### Set task
In the entries below, how many lines hold the string "this"? Give only the number.

### Provided records
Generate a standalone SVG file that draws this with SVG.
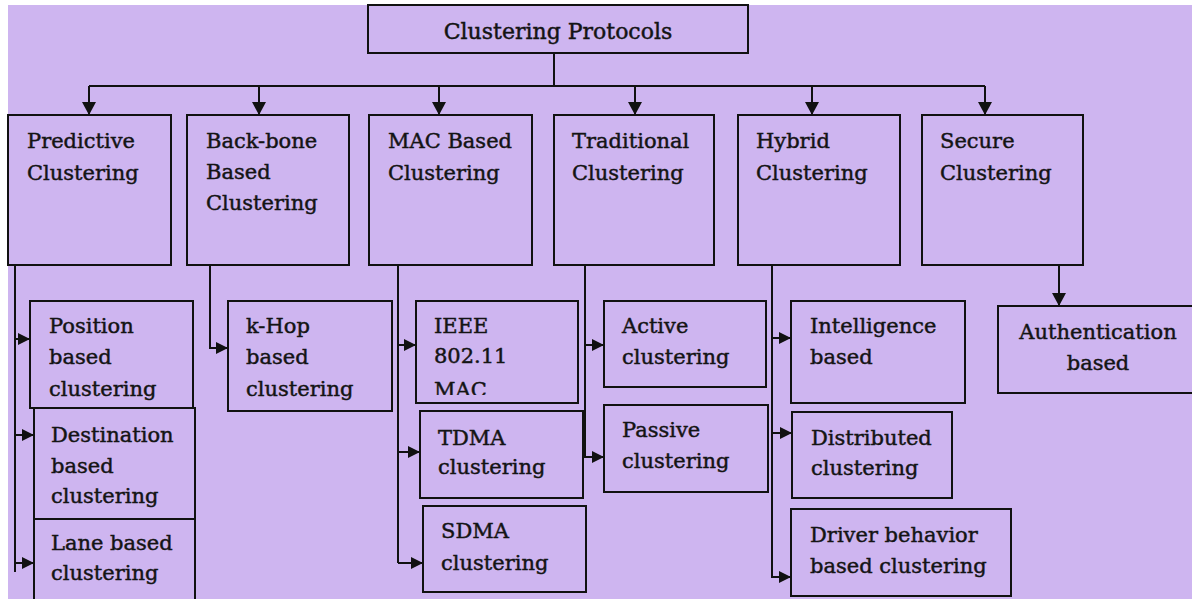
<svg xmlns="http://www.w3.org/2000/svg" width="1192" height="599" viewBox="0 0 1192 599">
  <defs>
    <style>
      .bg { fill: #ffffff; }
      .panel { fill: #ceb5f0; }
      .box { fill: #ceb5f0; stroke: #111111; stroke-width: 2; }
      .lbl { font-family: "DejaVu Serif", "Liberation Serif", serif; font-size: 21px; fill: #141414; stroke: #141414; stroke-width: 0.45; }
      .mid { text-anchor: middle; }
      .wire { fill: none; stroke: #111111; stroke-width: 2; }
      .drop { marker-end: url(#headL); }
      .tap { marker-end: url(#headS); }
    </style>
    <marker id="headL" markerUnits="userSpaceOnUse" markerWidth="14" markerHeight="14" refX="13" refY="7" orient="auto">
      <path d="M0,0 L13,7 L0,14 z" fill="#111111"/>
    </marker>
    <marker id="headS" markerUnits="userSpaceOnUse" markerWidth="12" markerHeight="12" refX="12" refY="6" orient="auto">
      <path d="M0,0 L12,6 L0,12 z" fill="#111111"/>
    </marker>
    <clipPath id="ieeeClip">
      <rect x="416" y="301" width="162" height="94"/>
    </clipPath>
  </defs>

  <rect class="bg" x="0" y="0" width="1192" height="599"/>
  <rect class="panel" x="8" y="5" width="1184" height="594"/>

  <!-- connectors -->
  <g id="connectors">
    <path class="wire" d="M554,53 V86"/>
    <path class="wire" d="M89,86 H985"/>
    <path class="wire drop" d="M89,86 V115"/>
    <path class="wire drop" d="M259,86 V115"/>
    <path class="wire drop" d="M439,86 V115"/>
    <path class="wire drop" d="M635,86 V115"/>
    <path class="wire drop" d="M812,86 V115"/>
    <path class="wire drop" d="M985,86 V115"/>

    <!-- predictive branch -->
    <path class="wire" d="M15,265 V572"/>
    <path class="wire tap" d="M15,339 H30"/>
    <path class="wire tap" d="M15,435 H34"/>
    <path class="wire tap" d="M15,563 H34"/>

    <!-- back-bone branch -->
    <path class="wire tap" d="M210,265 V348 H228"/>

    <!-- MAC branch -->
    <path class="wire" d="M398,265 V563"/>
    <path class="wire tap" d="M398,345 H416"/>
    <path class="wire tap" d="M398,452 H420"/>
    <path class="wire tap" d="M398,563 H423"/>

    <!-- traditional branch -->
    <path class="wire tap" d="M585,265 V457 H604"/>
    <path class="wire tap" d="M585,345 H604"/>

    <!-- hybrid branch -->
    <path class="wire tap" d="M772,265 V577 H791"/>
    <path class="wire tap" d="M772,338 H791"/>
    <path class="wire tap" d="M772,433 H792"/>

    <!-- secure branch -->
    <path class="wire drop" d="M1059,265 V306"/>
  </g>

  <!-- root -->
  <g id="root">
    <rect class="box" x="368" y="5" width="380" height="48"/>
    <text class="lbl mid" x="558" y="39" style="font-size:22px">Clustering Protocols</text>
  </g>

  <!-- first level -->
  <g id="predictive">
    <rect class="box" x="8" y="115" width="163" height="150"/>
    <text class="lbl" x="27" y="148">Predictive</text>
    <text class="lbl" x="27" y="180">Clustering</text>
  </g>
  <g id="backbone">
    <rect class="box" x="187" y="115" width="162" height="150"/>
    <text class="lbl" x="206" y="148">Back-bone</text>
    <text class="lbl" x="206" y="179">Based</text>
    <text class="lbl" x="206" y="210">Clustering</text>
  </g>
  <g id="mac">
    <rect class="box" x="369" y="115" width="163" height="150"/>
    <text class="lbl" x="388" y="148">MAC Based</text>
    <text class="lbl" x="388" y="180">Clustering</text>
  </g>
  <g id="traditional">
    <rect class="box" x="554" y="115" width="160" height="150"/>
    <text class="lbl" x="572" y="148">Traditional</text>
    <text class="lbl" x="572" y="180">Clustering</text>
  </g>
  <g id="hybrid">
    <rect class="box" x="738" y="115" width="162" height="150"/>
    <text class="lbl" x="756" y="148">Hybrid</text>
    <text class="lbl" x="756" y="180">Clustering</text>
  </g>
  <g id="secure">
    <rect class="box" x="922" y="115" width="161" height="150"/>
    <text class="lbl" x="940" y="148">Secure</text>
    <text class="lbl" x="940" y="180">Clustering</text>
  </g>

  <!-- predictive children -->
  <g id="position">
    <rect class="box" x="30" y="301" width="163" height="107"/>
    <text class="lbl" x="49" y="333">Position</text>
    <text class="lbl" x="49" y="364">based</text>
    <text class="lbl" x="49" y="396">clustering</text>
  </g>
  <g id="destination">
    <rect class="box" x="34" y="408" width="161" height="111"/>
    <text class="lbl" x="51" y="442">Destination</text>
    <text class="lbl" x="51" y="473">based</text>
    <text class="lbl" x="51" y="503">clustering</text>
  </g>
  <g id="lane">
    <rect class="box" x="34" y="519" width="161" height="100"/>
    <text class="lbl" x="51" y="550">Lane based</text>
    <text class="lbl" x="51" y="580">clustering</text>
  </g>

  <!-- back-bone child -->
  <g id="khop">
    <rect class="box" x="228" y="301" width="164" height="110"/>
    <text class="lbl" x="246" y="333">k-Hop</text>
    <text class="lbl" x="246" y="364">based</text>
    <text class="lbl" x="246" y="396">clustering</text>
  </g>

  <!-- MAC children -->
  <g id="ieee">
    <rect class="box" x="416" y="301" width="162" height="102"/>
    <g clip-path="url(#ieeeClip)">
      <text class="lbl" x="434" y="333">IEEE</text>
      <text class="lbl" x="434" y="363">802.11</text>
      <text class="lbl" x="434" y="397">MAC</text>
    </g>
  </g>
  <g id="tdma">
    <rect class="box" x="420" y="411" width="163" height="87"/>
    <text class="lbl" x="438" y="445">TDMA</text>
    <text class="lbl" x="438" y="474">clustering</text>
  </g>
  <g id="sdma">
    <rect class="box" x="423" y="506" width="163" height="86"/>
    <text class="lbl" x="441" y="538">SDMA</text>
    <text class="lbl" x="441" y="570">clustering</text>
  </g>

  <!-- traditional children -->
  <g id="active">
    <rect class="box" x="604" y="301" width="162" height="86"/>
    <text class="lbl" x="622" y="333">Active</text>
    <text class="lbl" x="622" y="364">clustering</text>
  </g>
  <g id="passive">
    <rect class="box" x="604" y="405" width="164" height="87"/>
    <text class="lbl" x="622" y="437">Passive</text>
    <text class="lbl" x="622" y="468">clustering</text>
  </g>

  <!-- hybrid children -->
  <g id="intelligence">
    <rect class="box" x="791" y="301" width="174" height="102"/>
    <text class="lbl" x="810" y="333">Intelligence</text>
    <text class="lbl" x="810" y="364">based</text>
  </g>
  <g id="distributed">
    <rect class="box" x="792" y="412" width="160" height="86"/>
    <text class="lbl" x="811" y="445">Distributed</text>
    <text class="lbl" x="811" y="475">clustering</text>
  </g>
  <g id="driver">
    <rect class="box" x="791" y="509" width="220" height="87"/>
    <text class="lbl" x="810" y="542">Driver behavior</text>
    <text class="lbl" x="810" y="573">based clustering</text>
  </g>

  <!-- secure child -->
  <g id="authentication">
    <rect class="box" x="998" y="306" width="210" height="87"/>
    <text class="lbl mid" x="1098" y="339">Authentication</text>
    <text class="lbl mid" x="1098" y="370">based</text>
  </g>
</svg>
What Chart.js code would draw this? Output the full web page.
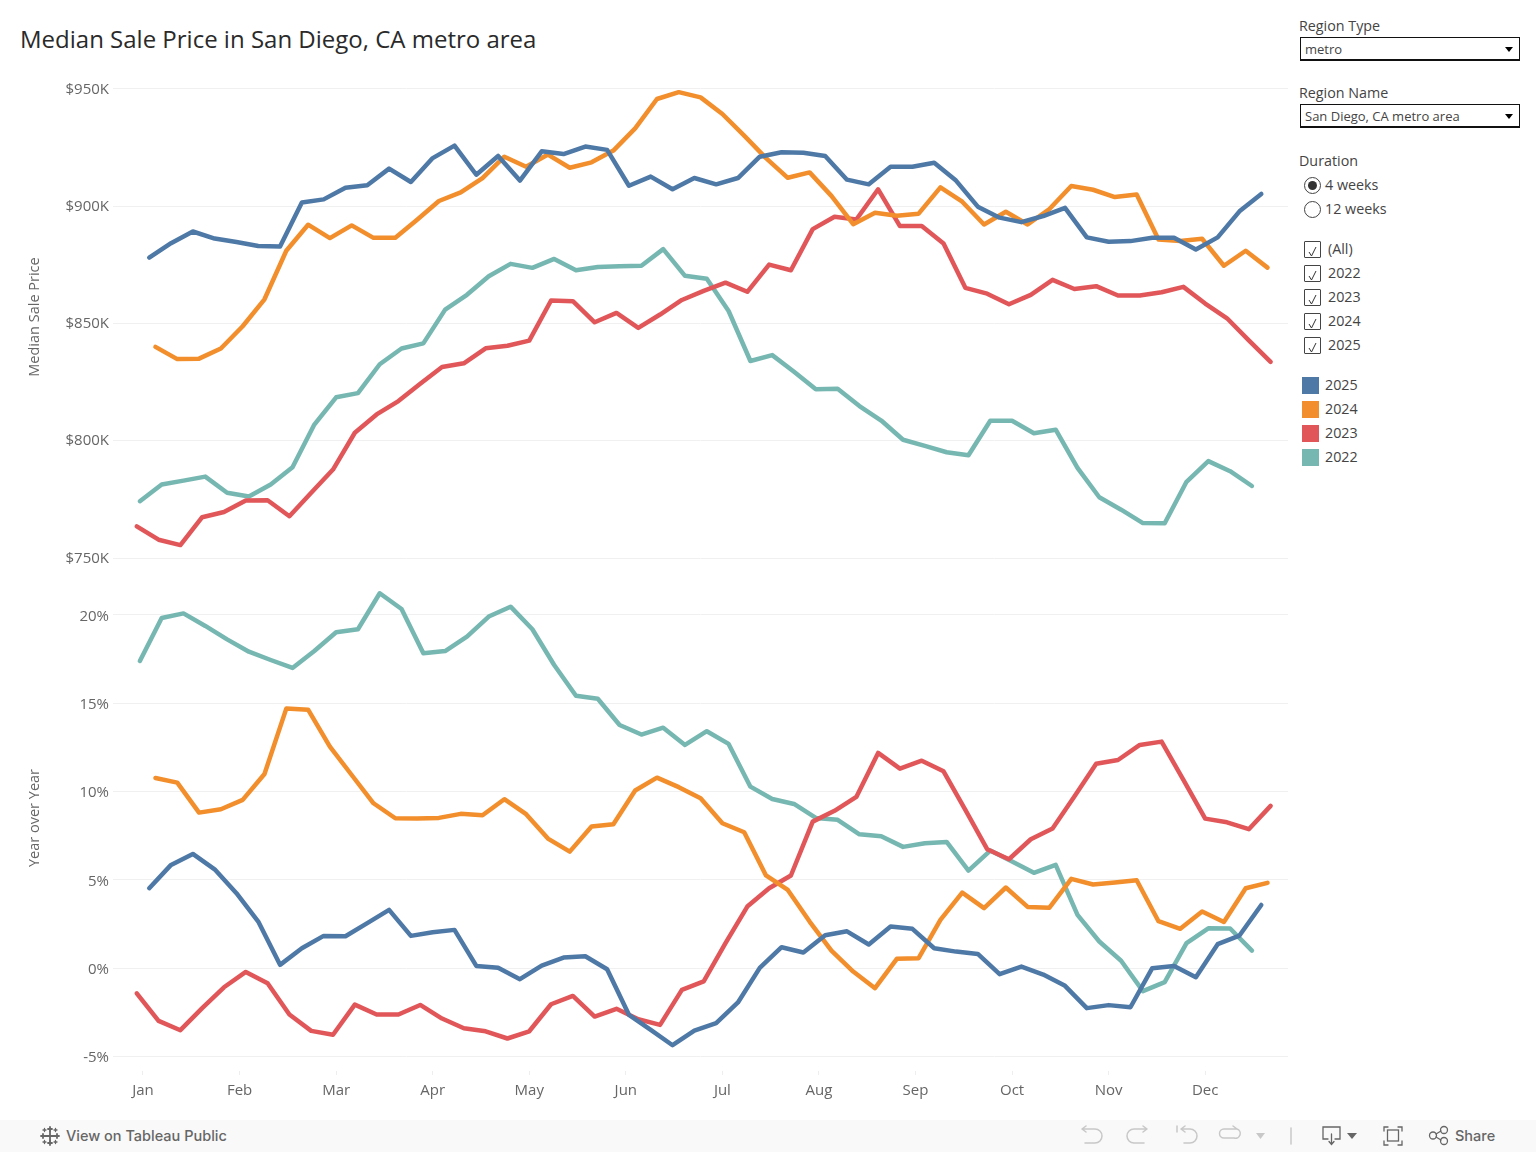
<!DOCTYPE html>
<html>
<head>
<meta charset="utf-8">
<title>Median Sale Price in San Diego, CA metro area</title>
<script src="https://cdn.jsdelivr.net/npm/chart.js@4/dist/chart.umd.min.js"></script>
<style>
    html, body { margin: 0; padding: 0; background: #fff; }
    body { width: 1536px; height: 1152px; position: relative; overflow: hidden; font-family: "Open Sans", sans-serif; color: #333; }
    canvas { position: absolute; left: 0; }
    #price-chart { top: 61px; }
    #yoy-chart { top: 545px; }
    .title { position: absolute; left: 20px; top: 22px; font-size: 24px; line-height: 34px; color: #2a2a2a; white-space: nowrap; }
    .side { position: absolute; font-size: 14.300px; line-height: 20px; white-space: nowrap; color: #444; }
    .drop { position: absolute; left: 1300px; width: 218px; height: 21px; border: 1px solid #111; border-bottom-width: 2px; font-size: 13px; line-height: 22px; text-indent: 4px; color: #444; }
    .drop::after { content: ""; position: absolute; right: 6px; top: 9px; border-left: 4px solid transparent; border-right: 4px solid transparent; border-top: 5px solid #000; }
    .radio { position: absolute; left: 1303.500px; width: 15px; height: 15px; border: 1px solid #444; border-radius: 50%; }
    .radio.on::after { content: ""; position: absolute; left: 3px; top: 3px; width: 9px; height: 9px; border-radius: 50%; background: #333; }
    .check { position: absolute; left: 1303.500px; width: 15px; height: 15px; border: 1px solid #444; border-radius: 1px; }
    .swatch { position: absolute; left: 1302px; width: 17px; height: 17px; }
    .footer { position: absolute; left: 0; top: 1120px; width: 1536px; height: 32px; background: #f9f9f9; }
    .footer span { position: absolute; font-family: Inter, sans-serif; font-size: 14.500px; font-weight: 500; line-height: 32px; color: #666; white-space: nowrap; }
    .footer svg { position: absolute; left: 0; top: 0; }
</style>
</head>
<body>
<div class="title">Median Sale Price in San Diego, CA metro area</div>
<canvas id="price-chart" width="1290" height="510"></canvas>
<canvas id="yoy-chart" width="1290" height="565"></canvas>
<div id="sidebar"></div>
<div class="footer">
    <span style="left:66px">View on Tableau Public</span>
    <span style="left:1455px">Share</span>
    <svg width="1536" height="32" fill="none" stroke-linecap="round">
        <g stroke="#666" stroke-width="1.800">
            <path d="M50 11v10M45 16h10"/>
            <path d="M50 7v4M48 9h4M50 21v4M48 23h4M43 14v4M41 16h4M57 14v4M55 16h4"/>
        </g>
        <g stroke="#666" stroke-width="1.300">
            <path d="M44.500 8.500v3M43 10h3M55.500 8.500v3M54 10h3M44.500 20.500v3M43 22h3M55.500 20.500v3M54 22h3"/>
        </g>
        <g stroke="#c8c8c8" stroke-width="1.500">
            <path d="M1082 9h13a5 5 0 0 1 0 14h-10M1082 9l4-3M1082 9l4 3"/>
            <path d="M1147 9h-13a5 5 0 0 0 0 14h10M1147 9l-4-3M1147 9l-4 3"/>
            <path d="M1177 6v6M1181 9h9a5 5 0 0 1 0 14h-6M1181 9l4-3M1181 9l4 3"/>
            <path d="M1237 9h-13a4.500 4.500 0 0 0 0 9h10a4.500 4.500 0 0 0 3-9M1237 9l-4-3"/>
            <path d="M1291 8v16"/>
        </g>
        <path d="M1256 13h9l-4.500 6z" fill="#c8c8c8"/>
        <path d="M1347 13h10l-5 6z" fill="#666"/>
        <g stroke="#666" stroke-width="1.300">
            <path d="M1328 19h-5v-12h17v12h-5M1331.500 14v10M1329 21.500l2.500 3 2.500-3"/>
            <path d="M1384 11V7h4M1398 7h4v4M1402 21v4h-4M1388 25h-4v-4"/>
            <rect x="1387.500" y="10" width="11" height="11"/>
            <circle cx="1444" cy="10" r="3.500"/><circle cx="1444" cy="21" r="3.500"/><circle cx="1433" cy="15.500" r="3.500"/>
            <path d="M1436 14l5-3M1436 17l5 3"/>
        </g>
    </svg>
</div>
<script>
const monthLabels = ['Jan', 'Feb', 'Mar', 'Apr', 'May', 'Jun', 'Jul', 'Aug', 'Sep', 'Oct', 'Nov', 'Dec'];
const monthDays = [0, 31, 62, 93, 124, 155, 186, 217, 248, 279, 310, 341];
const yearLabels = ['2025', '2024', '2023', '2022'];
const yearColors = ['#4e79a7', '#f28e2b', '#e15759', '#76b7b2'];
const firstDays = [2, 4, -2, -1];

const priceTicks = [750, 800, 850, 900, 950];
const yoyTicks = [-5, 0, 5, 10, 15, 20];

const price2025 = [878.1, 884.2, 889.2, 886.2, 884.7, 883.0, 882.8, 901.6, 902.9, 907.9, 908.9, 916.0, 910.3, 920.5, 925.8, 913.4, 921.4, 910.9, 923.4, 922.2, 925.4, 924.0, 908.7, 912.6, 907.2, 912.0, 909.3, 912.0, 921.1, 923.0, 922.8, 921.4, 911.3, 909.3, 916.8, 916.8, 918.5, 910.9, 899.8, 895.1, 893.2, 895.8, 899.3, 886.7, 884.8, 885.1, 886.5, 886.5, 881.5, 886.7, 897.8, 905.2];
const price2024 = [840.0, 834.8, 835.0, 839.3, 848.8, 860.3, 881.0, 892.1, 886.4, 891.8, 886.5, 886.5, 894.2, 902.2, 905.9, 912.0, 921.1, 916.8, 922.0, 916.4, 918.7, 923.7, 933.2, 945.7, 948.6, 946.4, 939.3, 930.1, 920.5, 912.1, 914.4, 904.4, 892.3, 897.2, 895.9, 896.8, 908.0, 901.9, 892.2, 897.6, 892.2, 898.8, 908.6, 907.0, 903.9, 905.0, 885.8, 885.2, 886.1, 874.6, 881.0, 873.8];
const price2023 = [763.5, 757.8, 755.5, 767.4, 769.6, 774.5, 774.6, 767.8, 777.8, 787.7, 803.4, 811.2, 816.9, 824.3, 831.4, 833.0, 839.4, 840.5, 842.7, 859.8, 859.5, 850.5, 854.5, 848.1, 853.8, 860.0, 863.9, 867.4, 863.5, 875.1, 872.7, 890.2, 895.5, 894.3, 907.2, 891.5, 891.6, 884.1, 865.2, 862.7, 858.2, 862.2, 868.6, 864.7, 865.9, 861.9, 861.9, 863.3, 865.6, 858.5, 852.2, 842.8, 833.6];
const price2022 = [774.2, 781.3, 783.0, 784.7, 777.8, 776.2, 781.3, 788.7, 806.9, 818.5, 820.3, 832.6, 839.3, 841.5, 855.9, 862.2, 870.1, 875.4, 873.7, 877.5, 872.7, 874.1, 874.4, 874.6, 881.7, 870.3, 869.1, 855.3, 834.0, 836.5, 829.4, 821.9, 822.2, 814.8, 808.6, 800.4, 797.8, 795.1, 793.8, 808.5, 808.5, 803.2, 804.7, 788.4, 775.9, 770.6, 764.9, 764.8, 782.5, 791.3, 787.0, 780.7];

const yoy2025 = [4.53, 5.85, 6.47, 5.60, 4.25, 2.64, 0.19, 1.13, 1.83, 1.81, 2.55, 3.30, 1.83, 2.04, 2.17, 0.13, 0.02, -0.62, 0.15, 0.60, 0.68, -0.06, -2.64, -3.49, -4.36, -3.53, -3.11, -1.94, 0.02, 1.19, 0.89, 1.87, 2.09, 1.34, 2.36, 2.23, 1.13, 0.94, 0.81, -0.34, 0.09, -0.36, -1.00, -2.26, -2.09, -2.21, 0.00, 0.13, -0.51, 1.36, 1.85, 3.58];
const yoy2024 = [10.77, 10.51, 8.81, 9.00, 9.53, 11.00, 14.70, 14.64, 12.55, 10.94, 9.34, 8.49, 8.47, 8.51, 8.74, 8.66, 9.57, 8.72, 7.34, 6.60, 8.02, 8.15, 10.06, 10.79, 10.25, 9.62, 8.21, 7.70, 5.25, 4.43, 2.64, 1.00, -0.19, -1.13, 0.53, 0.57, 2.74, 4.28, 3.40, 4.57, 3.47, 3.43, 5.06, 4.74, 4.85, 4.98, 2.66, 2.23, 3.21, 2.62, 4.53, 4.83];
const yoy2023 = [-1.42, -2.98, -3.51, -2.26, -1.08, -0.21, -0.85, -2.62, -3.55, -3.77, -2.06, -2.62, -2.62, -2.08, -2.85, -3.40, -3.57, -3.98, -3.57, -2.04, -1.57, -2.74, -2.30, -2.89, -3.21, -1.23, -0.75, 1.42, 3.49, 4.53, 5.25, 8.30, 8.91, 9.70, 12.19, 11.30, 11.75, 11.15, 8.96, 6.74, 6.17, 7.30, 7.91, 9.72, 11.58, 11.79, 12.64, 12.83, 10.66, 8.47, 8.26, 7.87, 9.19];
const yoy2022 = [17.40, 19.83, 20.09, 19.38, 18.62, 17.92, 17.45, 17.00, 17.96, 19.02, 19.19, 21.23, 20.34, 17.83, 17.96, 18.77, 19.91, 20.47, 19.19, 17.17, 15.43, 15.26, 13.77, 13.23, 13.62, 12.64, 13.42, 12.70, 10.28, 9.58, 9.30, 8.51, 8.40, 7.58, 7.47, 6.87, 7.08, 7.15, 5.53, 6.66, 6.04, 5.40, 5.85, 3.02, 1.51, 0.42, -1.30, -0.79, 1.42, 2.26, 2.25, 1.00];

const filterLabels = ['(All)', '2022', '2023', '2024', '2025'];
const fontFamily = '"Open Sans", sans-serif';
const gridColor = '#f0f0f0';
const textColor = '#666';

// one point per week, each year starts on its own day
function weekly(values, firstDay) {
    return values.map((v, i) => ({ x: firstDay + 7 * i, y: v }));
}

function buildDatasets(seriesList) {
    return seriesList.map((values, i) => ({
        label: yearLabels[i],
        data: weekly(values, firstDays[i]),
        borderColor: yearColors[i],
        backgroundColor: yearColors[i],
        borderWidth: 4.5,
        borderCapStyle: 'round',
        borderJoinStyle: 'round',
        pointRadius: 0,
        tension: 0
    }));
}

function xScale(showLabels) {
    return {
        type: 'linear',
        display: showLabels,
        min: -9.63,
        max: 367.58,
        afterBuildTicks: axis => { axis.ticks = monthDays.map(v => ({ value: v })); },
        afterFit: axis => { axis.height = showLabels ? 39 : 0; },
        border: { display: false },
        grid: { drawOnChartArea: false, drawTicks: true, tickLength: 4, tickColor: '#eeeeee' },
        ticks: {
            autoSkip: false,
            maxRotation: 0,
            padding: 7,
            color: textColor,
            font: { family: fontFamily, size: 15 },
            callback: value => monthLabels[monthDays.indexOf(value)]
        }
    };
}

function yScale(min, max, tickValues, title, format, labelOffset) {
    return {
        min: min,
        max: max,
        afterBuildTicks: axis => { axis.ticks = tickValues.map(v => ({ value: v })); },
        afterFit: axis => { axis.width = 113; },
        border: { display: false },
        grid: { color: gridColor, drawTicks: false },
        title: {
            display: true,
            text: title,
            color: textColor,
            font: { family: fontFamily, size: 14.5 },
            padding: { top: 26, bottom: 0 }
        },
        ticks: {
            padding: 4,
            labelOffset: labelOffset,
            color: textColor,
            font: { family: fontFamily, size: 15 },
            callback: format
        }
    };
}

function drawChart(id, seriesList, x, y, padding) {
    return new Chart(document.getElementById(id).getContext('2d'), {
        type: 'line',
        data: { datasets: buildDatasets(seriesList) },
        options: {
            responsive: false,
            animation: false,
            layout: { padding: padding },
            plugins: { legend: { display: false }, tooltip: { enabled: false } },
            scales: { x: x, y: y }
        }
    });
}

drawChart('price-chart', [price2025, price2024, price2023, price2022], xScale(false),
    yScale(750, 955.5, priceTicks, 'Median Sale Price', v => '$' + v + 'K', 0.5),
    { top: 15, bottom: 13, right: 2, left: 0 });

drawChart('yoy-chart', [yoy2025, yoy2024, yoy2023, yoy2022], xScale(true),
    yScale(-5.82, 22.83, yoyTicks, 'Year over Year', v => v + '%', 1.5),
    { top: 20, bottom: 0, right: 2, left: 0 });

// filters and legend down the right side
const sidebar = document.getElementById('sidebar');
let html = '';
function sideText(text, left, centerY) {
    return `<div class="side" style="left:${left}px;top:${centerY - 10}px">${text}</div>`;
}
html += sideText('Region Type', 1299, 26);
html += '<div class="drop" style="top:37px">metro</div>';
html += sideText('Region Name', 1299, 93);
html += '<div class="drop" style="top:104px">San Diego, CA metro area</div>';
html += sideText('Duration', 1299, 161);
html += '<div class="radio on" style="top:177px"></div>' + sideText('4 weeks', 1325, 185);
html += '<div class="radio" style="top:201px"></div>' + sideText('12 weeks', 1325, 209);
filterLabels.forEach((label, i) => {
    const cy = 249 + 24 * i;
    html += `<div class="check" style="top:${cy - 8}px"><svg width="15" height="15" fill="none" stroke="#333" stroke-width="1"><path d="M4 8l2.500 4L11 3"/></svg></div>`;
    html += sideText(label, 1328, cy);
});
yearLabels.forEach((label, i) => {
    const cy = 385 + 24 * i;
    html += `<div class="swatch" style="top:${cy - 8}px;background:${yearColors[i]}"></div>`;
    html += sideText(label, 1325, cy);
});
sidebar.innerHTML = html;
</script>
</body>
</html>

### Result of the task
2